## start Records provided

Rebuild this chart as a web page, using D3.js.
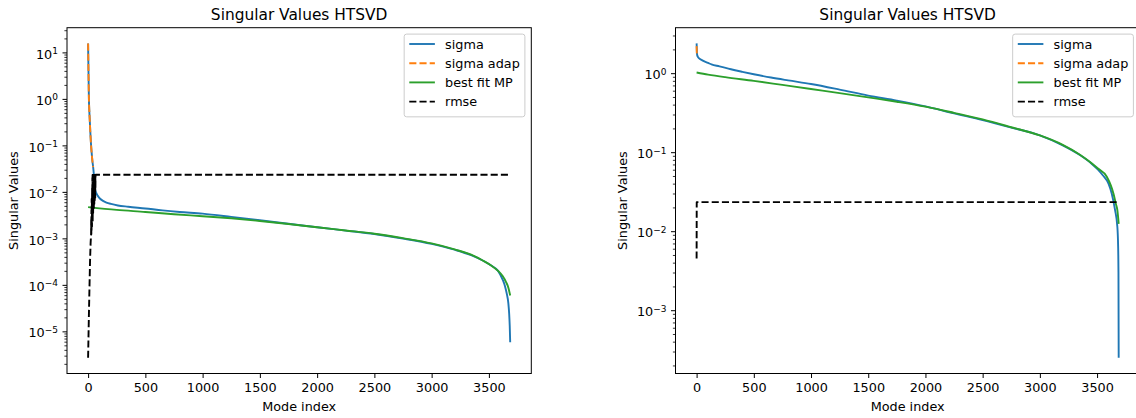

## end Records provided
## start Records provided

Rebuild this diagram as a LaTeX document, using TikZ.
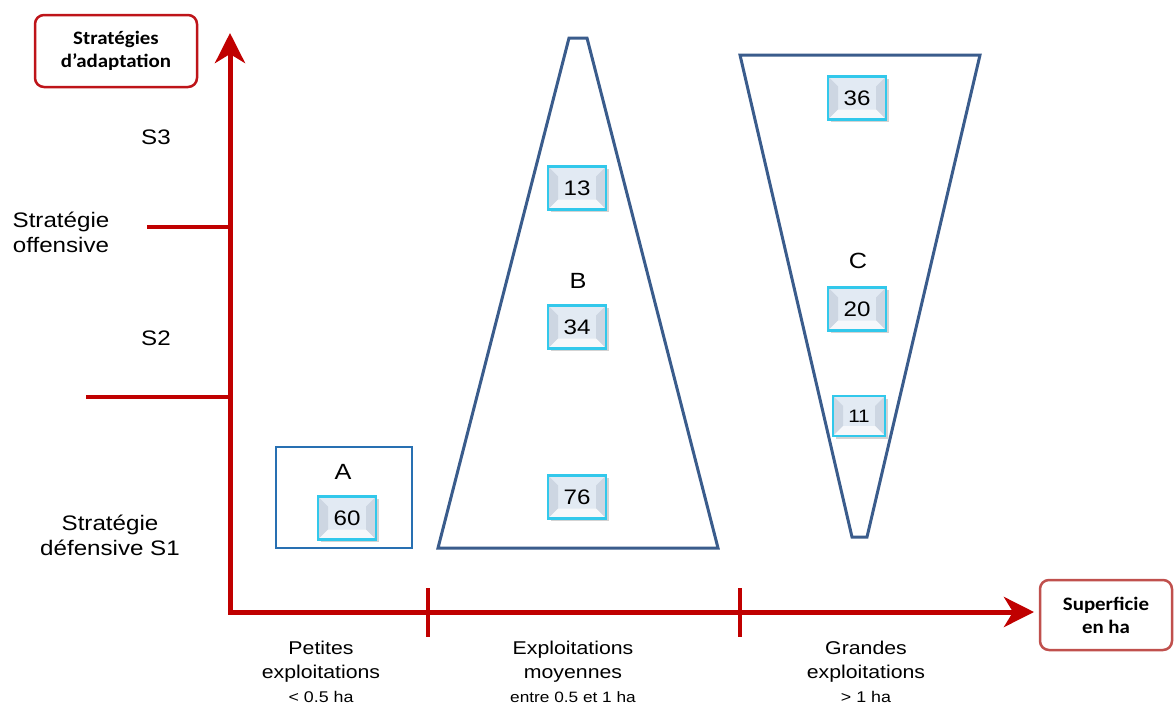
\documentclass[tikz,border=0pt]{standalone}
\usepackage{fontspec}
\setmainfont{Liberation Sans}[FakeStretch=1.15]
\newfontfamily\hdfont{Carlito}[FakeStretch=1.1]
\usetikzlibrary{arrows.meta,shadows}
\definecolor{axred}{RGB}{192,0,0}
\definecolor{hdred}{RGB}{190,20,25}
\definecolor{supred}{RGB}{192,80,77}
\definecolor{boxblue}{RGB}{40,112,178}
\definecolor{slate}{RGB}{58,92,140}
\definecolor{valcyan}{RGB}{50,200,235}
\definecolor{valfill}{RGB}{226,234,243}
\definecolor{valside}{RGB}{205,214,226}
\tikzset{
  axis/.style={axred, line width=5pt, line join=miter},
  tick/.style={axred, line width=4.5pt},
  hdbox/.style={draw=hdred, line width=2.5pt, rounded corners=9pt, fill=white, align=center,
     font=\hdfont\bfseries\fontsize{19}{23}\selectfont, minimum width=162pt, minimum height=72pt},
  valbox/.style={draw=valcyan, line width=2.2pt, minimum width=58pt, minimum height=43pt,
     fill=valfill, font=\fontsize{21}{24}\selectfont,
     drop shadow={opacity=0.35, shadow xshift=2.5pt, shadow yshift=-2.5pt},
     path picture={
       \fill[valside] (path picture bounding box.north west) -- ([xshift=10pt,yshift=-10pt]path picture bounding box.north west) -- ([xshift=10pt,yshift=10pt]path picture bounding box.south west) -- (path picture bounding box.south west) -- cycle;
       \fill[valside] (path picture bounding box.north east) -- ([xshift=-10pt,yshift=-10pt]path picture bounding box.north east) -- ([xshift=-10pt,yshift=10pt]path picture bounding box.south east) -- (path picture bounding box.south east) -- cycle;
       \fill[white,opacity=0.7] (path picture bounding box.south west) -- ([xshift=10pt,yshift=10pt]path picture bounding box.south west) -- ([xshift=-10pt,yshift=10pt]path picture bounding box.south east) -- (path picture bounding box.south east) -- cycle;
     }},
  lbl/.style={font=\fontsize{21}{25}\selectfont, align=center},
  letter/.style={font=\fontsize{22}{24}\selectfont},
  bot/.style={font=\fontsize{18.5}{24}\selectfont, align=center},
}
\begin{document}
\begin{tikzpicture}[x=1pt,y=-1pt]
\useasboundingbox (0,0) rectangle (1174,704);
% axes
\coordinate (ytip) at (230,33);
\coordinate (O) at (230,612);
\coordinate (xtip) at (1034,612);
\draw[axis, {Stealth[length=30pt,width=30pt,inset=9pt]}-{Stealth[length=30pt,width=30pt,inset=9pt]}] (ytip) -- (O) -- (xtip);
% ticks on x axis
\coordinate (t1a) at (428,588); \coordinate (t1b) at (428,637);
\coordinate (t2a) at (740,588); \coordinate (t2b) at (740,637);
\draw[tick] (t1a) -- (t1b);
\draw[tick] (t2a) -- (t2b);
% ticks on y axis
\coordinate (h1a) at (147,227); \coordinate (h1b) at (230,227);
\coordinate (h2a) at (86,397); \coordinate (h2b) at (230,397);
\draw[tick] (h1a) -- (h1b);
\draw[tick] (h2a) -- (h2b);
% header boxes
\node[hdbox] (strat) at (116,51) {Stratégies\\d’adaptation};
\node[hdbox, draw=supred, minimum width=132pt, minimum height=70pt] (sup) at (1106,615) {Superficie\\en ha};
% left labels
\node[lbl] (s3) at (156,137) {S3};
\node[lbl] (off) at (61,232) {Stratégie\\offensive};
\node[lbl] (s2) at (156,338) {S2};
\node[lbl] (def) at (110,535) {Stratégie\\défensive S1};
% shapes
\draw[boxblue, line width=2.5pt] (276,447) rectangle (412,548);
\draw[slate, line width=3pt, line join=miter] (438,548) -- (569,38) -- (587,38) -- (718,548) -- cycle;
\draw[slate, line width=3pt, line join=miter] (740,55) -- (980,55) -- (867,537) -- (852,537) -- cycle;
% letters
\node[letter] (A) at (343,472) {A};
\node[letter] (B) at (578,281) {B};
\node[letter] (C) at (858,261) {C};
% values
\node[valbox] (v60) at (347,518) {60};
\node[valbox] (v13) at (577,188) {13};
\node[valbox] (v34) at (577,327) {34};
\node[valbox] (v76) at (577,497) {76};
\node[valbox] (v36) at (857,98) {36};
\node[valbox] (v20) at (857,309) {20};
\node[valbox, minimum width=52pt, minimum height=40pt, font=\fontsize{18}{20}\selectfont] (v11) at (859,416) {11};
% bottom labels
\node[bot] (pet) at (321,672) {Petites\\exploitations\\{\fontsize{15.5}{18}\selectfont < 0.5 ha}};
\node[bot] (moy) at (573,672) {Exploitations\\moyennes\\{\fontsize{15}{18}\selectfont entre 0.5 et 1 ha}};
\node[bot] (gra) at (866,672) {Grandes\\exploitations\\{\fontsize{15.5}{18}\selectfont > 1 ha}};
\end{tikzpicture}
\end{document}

## end Records provided
## start Records provided

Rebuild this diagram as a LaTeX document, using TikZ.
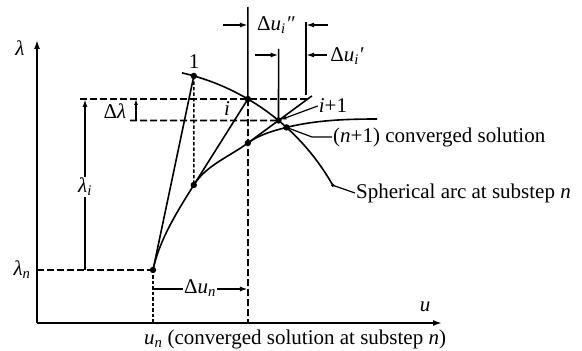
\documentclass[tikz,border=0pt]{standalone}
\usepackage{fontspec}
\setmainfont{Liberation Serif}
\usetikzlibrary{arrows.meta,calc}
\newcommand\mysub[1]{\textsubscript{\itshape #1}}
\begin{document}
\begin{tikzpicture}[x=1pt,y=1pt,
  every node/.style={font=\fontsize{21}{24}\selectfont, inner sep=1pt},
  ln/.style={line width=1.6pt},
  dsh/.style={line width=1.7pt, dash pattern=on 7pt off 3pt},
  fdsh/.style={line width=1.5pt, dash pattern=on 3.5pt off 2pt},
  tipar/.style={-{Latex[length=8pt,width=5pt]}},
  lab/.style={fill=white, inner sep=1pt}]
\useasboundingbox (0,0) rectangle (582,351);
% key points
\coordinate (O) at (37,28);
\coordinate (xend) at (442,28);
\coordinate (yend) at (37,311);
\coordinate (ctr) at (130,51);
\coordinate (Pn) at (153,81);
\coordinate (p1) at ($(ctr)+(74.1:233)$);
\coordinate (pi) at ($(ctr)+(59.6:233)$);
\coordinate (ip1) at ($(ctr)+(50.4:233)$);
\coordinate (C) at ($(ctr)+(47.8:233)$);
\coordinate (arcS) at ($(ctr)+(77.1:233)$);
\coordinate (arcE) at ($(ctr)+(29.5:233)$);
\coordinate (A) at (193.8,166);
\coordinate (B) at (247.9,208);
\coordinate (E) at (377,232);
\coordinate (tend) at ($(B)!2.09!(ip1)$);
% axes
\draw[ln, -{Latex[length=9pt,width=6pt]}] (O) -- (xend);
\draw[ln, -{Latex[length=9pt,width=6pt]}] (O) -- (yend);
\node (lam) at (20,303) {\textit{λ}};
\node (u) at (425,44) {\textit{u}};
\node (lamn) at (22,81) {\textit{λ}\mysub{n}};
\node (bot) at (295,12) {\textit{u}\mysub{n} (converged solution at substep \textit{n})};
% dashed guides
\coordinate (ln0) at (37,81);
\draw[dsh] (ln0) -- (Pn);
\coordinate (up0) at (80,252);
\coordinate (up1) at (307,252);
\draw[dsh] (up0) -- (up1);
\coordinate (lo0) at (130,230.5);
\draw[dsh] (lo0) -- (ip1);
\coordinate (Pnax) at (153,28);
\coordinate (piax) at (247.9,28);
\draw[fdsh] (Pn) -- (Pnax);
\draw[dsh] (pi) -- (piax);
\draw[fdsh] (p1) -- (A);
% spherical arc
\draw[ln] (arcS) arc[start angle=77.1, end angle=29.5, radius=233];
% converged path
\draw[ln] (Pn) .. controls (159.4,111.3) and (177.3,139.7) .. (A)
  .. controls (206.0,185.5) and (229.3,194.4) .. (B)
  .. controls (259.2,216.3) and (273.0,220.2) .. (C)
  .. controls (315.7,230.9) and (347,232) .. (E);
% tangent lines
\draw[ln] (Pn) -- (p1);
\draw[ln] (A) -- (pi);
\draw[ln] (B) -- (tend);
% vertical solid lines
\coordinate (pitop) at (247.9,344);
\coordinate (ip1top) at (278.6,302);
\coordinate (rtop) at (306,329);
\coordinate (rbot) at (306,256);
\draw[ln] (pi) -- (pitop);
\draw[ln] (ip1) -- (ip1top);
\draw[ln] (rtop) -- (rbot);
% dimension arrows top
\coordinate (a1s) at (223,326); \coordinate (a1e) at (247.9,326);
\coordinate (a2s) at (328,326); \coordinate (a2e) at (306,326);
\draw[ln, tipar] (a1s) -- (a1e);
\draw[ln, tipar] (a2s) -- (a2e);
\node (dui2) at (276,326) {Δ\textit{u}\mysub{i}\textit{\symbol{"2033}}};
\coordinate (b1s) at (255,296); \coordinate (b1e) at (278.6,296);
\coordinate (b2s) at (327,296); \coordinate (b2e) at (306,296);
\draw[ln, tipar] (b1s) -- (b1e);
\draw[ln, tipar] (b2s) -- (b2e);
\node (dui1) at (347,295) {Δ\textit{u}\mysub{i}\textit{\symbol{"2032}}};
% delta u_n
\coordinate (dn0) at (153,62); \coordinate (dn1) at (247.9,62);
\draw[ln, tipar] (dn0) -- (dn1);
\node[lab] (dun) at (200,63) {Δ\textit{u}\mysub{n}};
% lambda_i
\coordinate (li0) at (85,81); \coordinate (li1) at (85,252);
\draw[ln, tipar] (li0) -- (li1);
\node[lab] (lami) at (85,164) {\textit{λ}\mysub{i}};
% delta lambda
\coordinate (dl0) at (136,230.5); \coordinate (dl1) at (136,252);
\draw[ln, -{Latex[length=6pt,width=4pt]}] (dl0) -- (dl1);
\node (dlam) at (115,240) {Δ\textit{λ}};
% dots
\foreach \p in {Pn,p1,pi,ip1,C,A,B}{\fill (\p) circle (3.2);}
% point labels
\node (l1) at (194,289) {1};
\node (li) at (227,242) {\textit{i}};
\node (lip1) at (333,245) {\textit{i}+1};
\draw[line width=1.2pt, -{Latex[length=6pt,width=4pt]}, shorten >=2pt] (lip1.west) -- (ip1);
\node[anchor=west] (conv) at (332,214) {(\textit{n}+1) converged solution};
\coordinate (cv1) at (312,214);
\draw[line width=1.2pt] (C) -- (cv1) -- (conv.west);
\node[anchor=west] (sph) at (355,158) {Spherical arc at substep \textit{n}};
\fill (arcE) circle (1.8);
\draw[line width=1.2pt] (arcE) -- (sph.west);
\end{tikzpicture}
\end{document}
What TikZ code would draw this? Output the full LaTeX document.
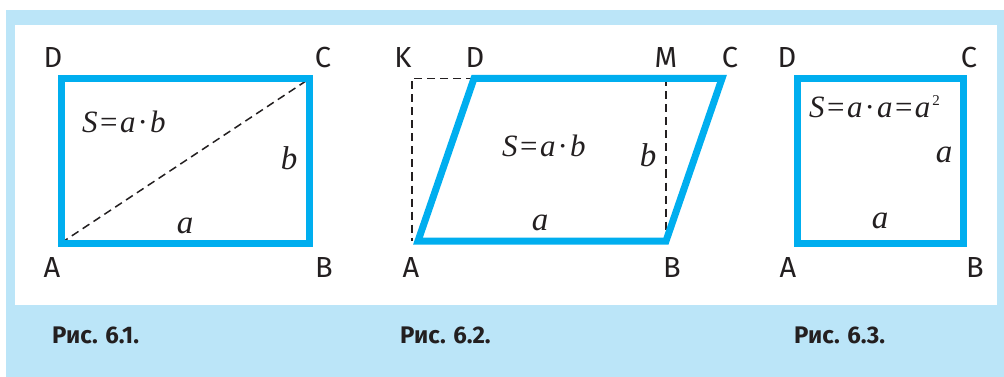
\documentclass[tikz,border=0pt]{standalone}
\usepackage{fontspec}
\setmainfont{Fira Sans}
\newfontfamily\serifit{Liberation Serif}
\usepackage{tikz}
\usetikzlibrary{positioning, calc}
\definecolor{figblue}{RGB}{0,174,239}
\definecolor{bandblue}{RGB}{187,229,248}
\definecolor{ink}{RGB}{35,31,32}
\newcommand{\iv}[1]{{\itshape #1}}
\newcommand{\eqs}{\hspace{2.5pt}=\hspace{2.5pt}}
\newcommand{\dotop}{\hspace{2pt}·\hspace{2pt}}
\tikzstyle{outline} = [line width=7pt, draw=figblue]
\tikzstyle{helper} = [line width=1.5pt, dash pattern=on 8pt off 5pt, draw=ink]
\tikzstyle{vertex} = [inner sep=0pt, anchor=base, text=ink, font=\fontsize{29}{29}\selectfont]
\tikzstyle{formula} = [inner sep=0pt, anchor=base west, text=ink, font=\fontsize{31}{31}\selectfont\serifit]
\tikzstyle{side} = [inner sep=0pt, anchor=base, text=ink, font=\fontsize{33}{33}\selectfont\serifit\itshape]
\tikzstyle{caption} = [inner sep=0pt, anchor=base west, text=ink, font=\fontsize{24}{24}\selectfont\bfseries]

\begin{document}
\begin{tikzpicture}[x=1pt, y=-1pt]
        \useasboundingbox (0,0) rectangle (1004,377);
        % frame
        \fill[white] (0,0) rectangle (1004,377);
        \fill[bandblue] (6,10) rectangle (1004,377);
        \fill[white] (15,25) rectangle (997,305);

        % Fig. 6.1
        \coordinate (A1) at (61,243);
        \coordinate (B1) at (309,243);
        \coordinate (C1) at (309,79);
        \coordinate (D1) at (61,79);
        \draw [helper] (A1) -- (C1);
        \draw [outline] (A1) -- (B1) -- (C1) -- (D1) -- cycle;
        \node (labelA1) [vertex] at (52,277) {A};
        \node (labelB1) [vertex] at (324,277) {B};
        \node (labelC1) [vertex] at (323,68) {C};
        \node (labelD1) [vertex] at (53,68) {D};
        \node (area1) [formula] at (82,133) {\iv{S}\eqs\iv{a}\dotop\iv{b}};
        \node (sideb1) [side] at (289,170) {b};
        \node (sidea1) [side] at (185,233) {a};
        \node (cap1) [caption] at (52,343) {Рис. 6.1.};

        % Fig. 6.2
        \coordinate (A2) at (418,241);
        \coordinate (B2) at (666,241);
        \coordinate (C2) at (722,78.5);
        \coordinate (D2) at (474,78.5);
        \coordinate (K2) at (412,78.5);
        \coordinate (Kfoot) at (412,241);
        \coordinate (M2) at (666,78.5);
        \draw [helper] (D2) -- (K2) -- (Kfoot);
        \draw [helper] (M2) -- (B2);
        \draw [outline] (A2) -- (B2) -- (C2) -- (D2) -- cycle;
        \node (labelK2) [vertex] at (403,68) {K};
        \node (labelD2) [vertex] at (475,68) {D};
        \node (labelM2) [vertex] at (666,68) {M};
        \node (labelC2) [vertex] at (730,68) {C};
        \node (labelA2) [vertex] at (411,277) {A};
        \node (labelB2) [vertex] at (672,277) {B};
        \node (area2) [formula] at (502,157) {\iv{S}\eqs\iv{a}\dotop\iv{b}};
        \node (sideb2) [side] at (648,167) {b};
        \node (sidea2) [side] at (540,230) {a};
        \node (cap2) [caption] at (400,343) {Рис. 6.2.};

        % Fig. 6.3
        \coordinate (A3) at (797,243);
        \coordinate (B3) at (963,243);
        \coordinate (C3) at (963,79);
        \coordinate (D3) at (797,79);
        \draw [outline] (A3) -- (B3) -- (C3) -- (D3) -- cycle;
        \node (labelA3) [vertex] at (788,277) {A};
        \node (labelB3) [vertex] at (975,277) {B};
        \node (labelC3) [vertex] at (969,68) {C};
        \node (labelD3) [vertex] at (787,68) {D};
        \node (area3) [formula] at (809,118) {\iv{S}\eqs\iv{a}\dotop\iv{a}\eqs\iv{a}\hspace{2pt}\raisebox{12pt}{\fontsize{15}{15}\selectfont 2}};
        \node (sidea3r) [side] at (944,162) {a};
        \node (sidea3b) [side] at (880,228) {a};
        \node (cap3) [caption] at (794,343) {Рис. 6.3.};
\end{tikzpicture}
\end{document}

## end Records provided

Requirement:
How many lines of these entries contain "this"? Answer with the number and nothing else.

Finished task:
4